Но роман-то, как оказалось, не об этом! К сожалению, на объяснения сейчас совершенно нет времени, надо поспешать с покосом, но после…, сдаётся, что есть тут некоторая загадка…. Уже понятно, что речь идёт об «Анне Карениной»?

13.

Отступать поздно, а надо…быстро. Так…, вспоминать и тут же проверять каждое действие, каждый намёк. Да, всё оказалось на месте, и дело, точно, в старичке! Значит…, так…: надо постараться «подбить» молодую силу – стариковским лукавством!

– «Готова, барин; бреет, сама косит, – сказал Тит»5.

– Вот началось…, с первой фразы. Ну, кто из «белоручек» поймёт «железную» необходимость предварительного отбива косы для этой бритвенной остроты, о которой нет даже представления у постороннего?
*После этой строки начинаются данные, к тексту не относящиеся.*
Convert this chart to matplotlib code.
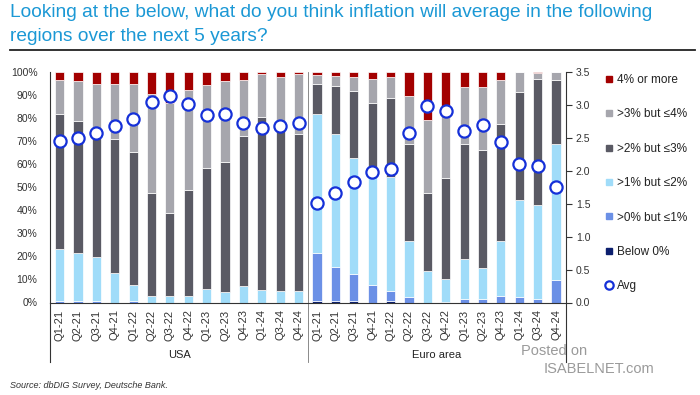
import numpy as np
import matplotlib.pyplot as plt
from matplotlib.lines import Line2D
from matplotlib.transforms import blended_transform_factory

plt.rcParams['font.family'] = ['Liberation Sans', 'DejaVu Sans']

quarters = ["Q1-21", "Q2-21", "Q3-21", "Q4-21", "Q1-22", "Q2-22", "Q3-22",
            "Q4-22", "Q1-23", "Q2-23", "Q4-23", "Q1-24", "Q3-24", "Q4-24"]
regions = ["USA", "Euro area"]
buckets = ["4% or more", ">3% but \u22644%", ">2% but \u22643%",
           ">1% but \u22642%", ">0% but \u22641%", "Below 0%"]

# USA shares (%)
usa_below0 = [0, 0, 0, 0, 0, 0, 0, 0, 0, 0, 0, 0, 0, 0]
usa_0to1 = [0.6, 0.5, 0.5, 0, 0.6, 0, 0, 0, 0, 0, 0, 0, 0, 0]
usa_1to2 = [22.7, 21.1, 19.4, 12.6, 7.2, 2.8, 2.8, 2.8, 5.7, 4.6, 7.0, 5.4, 4.8, 4.8]
usa_2to3 = [58.4, 57.2, 51.5, 58.3, 57.3, 44.9, 36.2, 45.9, 52.7, 56.4, 65.2, 74.9, 71.2, 68.2]
usa_3to4 = [14.8, 17.4, 23.5, 23.8, 29.9, 42.6, 47.4, 43.5, 35.9, 35.2, 24.3, 18.7, 22.0, 26.0]
usa_4plus = [3.5, 3.8, 5.1, 5.3, 5.0, 9.7, 13.6, 7.8, 5.7, 3.8, 3.5, 1.0, 2.0, 1.0]
usa_avg = [2.45, 2.50, 2.57, 2.68, 2.78, 3.04, 3.14, 3.01, 2.84, 2.86, 2.72, 2.65, 2.68, 2.73]

# Euro area shares (%)
ea_below0 = [0.6, 0.5, 0.8, 0, 0.8, 0, 0, 0, 0, 0, 0, 0, 0, 0]
ea_0to1 = [21.0, 14.9, 11.5, 7.8, 4.4, 2.2, 0, 0.3, 1.4, 1.4, 2.9, 2.5, 1.6, 9.7]
ea_1to2 = [60.0, 57.8, 50.2, 47.2, 49.3, 24.3, 13.5, 10.0, 17.6, 13.5, 23.8, 41.8, 40.6, 59.0]
ea_2to3 = [13.2, 20.7, 29.4, 31.4, 34.1, 42.1, 33.8, 43.5, 49.8, 51.2, 50.7, 46.9, 54.8, 27.8]
ea_3to4 = [3.8, 4.4, 6.1, 10.6, 9.1, 21.1, 31.8, 28.7, 24.5, 27.5, 19.1, 8.8, 2.4, 3.5]
ea_4plus = [1.4, 1.7, 2.0, 3.0, 2.3, 10.3, 20.9, 17.5, 6.7, 6.4, 3.5, 0, 0.6, 0]
ea_avg = [1.51, 1.67, 1.83, 1.98, 2.02, 2.57, 2.99, 2.91, 2.60, 2.69, 2.44, 2.10, 2.08, 1.75]

colors = {"Below 0%": "#0c1f6e", ">0% but \u22641%": "#6b90e6",
          ">1% but \u22642%": "#a0dcf9", ">2% but \u22643%": "#5a5a64",
          ">3% but \u22644%": "#a6a6ad", "4% or more": "#a30000"}
avg_color = "#1530d8"

stack_order = ["Below 0%", ">0% but \u22641%", ">1% but \u22642%",
               ">2% but \u22643%", ">3% but \u22644%", "4% or more"]
series = {
    "Below 0%": usa_below0 + ea_below0,
    ">0% but \u22641%": usa_0to1 + ea_0to1,
    ">1% but \u22642%": usa_1to2 + ea_1to2,
    ">2% but \u22643%": usa_2to3 + ea_2to3,
    ">3% but \u22644%": usa_3to4 + ea_3to4,
    "4% or more": usa_4plus + ea_4plus,
}
avg_all = usa_avg + ea_avg
labels = quarters + quarters
x = np.arange(len(labels))

W, H = 700, 395
fig = plt.figure(figsize=(W / 100, H / 100), dpi=100)
ax = fig.add_axes([50 / W, 1 - 302.5 / H, 516 / W, 230.5 / H])

bottom = np.zeros(len(x))
for name in stack_order:
    vals = np.array(series[name], dtype=float)
    ax.bar(x, vals, width=0.5, bottom=bottom, color=colors[name],
           edgecolor='white', linewidth=0.5, zorder=2)
    bottom += vals

ax.set_xlim(-0.52, 27.54)
ax.set_ylim(0, 100)
ax.set_yticks(np.arange(0, 101, 10))
ax.set_yticklabels([f"{v}%" for v in range(0, 101, 10)], fontsize=7.5, color='#333333')
ax.tick_params(axis='y', length=0, pad=9)
ax.set_xticks(x)
ax.set_xticklabels(labels, rotation=90, fontsize=8, color='#333333')
ax.tick_params(axis='x', length=0, pad=5)
for s in ['top', 'right']:
    ax.spines[s].set_visible(False)
for s in ['left', 'bottom']:
    ax.spines[s].set_color('#333333')
    ax.spines[s].set_linewidth(0.8)

ax2 = ax.twinx()
ax2.set_ylim(0, 3.5)
ax2.set_yticks(np.arange(0, 3.51, 0.5))
ax2.set_yticklabels([f"{v:.1f}" for v in np.arange(0, 3.51, 0.5)], fontsize=7.5, color='#333333')
ax2.tick_params(axis='y', length=4, width=0.8, color='#333333', pad=3, direction='out')
for s in ['top', 'left', 'bottom']:
    ax2.spines[s].set_visible(False)
ax2.spines['right'].set_color('#333333')
ax2.spines['right'].set_linewidth(0.8)
ax2.plot(x, avg_all, linestyle='none', marker='o', markersize=8.8,
         markerfacecolor='white', markeredgecolor=avg_color, markeredgewidth=1.6,
         zorder=5, clip_on=False)

# group separators and labels
trans = blended_transform_factory(ax.transData, ax.transAxes)
ax.plot([13.5, 13.5], [1, -0.258], transform=trans, color='#777777', lw=0.6, clip_on=False, zorder=1)
for xv in [-0.52, 27.54]:
    ax.plot([xv, xv], [0, -0.258], transform=trans, color='#333333', lw=0.8, clip_on=False)
centers = [6.5, 20.5]
for c, r in zip(centers, regions):
    ax.text(c, -0.228, r, transform=trans, ha='center', va='center', fontsize=8, color='#222222')

# legend
handles = [Line2D([], [], linestyle='none', marker='s', markersize=4,
                  markerfacecolor=colors[b], markeredgecolor=colors[b]) for b in buckets]
handles.append(Line2D([], [], linestyle='none', marker='o', markersize=6,
                      markerfacecolor='white', markeredgecolor=avg_color, markeredgewidth=1.6))
fig.legend(handles, buckets + ["Avg"], loc='upper left',
           bbox_to_anchor=(600 / W, 1 - 68 / H), frameon=False, fontsize=8.5,
           handlelength=0.6, handletextpad=0.3, labelspacing=1.9, borderpad=0,
           labelcolor='#222222')

# title
fig.text(10 / W, 1 - 4 / H,
         "Looking at the below, what do you think inflation will average in the following\nregions over the next 5 years?",
         ha='left', va='top', fontsize=13.8, color='#1b98d5', linespacing=1.55)
fig.add_artist(Line2D([10 / W, 695 / W], [1 - 50 / H, 1 - 50 / H], color='#222222', lw=1.3))

# source and watermark
fig.text(10 / W, 1 - 386 / H, "Source: dbDIG Survey, Deutsche Bank.", fontsize=6.5,
         style='italic', color='#333333', ha='left', va='center')
fig.text(521 / W, 1 - 351 / H, "Posted on", fontsize=10.5, color='#9a9a9a', ha='left', va='center')
fig.text(544 / W, 1 - 369 / H, "ISABELNET.com", fontsize=10.5, color='#9a9a9a', ha='left', va='center')

fig.savefig('out.png', dpi=100)
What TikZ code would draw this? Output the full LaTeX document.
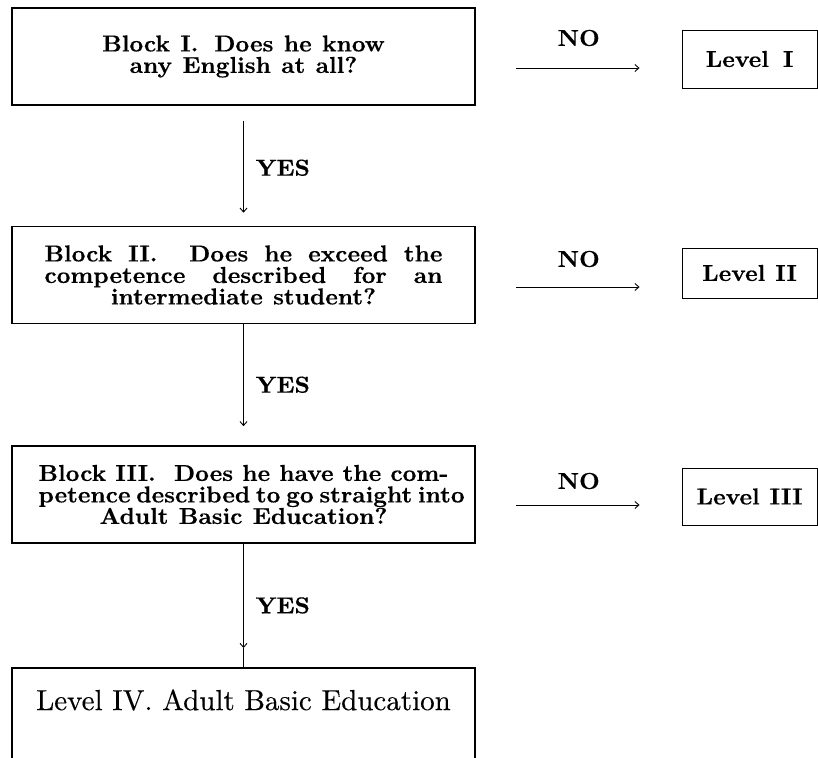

– «Насажена неладно, рукоятка высока, вишь, ему сгибаться как».

– Да, уж, не подогнав под себя, только намаешься.

– «…Маленький старичок… шёл впереди, ровно и широко передвигая вывернутые ноги, и точным и ровным движеньем, не стоившим ему, по-видимому, более труда, чем маханье руками на ходьбе, как бы играя, откладывал одинаковый, высокий ряд…».

– Вот она, по-спортивному, «техника». Граф (неловко и напоминать, что Левин списан Толстым с себя), начинает прилаживаться.

– «Буду меньше махать рукой, больше всем туловищем».

– Но как уловить скрытые тонкости этой техники движения? Он даже не замечет в горячке (уже описания) поверхностной ошибки своей «биомеханической гипотезы»: махать – «тем» или уже «этим» – вращать? Вот накатывает утомление….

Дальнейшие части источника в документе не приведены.